- Exercise description -
From the line with "Output the Python" to the line with "pw, ph = W - L - R, H - T - B", both included, repeat each line exactly and leave out the pictures.

+++

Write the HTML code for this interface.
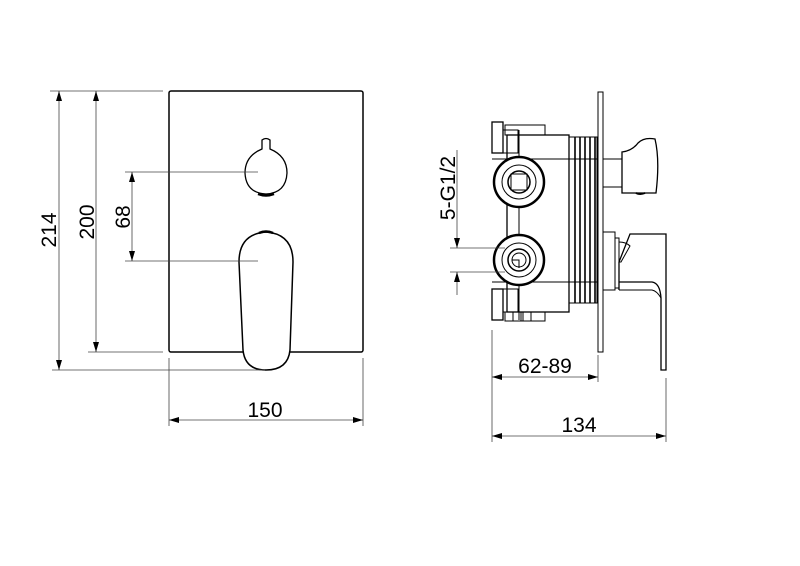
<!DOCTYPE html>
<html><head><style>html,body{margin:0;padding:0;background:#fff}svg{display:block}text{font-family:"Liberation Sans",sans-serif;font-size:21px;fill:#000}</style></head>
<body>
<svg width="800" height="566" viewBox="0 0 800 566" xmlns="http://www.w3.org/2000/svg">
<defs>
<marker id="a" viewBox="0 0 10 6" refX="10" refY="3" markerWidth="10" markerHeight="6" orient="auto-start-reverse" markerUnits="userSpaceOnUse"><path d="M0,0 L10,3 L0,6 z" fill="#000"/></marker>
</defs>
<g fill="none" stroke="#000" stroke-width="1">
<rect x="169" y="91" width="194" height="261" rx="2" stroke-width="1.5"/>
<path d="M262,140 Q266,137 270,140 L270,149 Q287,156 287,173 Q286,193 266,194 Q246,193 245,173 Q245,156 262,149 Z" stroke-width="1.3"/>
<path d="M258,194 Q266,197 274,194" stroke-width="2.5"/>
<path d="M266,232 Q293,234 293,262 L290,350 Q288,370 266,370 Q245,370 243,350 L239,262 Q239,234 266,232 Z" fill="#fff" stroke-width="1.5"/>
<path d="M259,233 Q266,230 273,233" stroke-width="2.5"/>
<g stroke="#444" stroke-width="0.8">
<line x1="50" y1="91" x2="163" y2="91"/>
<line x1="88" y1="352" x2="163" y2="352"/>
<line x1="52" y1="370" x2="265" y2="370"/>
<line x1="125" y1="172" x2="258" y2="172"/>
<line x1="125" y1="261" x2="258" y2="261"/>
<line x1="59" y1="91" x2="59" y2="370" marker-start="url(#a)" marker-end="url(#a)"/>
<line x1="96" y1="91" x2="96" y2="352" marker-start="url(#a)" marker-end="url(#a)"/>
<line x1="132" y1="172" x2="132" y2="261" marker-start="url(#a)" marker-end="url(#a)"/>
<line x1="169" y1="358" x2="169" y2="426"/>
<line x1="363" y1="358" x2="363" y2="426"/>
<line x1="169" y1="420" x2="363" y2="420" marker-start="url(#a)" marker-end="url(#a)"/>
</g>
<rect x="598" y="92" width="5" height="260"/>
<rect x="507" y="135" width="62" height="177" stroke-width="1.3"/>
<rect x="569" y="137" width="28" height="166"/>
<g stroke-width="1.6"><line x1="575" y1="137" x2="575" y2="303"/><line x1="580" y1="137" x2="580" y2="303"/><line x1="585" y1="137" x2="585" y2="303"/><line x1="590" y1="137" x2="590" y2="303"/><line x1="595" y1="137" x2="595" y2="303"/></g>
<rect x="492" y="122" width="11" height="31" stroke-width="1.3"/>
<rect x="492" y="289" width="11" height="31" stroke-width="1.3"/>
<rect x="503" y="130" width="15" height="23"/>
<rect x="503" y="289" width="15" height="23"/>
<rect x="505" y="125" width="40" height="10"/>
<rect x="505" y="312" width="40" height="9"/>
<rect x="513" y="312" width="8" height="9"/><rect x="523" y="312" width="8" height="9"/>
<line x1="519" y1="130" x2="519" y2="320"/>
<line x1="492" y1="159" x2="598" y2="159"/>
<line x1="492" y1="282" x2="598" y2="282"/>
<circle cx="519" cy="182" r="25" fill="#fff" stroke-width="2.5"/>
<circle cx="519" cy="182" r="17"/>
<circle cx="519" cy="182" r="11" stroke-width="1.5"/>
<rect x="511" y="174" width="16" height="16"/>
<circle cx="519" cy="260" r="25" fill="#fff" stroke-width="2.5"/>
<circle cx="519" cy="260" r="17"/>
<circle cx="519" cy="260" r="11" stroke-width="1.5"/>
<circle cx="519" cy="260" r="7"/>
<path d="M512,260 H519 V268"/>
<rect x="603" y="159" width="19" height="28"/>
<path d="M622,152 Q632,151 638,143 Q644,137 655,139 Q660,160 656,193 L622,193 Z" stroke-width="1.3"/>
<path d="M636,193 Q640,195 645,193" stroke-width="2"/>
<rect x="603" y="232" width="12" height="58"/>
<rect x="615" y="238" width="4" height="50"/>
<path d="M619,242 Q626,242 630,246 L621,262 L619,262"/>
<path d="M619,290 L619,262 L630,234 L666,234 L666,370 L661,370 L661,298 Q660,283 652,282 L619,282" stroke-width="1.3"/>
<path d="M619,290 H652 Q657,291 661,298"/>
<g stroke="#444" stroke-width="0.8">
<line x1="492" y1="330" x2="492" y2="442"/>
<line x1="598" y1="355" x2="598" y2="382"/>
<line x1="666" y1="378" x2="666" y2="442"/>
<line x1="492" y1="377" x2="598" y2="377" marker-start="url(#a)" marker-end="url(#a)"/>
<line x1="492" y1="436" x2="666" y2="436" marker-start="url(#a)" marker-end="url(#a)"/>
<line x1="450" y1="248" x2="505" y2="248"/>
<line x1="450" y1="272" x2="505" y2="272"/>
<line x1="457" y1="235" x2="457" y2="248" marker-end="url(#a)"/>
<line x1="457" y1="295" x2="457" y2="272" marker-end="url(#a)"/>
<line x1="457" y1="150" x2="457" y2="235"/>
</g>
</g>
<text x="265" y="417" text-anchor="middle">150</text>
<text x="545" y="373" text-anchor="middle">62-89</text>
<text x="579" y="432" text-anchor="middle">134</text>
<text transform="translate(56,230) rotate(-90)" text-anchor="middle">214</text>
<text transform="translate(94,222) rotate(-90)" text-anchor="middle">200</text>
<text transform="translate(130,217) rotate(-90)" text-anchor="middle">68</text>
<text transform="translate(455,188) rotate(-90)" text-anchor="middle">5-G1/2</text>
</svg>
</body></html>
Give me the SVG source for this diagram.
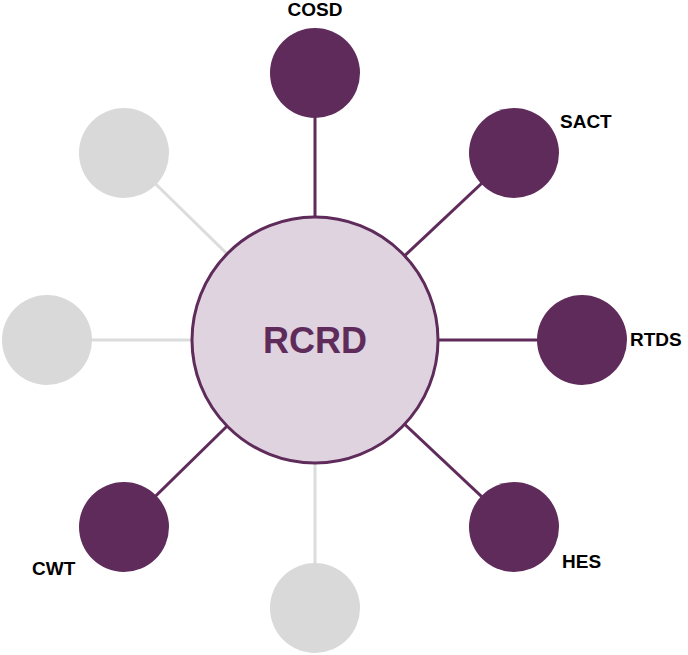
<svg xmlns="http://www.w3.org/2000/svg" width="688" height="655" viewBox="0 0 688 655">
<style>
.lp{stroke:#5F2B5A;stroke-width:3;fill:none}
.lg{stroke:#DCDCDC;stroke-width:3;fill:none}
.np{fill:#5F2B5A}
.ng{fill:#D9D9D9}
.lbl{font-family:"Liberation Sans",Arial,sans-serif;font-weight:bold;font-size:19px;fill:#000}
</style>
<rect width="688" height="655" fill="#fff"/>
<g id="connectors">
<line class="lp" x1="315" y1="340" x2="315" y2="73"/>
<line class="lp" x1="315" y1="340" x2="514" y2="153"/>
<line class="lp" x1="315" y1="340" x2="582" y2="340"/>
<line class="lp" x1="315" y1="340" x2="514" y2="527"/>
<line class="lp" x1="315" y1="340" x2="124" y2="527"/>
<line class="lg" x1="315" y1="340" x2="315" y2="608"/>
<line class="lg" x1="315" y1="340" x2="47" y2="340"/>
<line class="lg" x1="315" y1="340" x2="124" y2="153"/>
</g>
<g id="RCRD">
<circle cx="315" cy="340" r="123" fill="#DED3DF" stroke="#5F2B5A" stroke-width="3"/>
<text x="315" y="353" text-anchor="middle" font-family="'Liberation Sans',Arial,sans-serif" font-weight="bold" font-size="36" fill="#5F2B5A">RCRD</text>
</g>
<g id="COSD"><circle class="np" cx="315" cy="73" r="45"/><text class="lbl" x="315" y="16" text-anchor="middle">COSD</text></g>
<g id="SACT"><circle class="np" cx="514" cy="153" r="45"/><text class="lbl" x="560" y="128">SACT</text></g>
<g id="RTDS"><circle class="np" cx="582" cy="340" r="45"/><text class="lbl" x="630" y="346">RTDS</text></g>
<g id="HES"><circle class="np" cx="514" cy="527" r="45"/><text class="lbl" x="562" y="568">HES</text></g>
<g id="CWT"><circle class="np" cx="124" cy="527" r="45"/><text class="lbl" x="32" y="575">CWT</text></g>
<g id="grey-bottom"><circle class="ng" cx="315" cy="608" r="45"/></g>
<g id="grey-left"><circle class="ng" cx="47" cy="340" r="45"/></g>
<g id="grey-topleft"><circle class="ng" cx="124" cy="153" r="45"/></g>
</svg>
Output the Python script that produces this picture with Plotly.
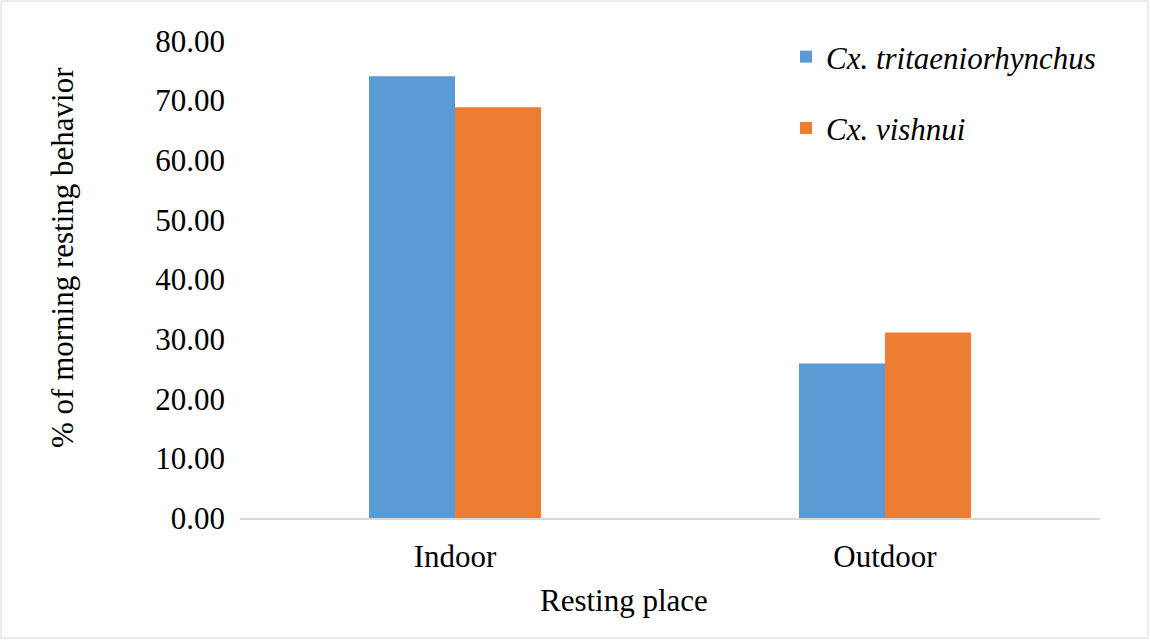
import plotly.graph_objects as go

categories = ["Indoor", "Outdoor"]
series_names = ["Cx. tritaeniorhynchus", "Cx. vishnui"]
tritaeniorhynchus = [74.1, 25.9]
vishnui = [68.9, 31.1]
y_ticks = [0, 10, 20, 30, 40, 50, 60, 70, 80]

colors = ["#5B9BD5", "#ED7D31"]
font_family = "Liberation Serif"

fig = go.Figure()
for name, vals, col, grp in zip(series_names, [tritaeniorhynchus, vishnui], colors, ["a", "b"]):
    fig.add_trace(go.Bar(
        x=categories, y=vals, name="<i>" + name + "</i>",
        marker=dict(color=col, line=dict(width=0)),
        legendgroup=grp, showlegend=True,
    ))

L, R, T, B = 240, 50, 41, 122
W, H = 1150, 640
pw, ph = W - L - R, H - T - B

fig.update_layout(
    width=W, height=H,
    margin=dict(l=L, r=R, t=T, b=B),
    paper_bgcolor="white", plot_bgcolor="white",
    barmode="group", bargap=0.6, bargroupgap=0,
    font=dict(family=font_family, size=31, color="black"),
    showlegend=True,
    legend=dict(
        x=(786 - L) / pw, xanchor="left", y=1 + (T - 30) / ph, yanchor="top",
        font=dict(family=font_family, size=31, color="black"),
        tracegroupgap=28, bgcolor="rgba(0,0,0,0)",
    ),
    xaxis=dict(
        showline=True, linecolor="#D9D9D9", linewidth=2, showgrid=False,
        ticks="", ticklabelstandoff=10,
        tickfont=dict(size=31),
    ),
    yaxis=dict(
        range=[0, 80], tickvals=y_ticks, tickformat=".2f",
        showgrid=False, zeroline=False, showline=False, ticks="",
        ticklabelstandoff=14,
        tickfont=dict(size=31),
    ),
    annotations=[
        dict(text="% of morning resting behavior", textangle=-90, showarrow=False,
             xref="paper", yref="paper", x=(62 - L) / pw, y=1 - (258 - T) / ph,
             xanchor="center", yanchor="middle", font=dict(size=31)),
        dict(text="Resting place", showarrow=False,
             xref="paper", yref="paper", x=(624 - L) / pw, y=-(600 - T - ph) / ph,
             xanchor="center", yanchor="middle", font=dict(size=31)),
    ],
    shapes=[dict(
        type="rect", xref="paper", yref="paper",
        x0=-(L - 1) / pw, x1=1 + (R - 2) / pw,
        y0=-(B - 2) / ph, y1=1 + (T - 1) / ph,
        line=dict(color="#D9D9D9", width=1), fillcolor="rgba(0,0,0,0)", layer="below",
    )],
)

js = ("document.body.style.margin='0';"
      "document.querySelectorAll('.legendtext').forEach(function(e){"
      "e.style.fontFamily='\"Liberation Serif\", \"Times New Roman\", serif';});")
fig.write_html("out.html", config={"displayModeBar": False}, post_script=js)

+++

- Result for this exercise -
Output the Python script that produces this picture with Plotly.
import plotly.graph_objects as go

categories = ["Indoor", "Outdoor"]
series_names = ["Cx. tritaeniorhynchus", "Cx. vishnui"]
tritaeniorhynchus = [74.1, 25.9]
vishnui = [68.9, 31.1]
y_ticks = [0, 10, 20, 30, 40, 50, 60, 70, 80]

colors = ["#5B9BD5", "#ED7D31"]
font_family = "Liberation Serif"

fig = go.Figure()
for name, vals, col, grp in zip(series_names, [tritaeniorhynchus, vishnui], colors, ["a", "b"]):
    fig.add_trace(go.Bar(
        x=categories, y=vals, name="<i>" + name + "</i>",
        marker=dict(color=col, line=dict(width=0)),
        legendgroup=grp, showlegend=True,
    ))

L, R, T, B = 240, 50, 41, 122
W, H = 1150, 640
pw, ph = W - L - R, H - T - B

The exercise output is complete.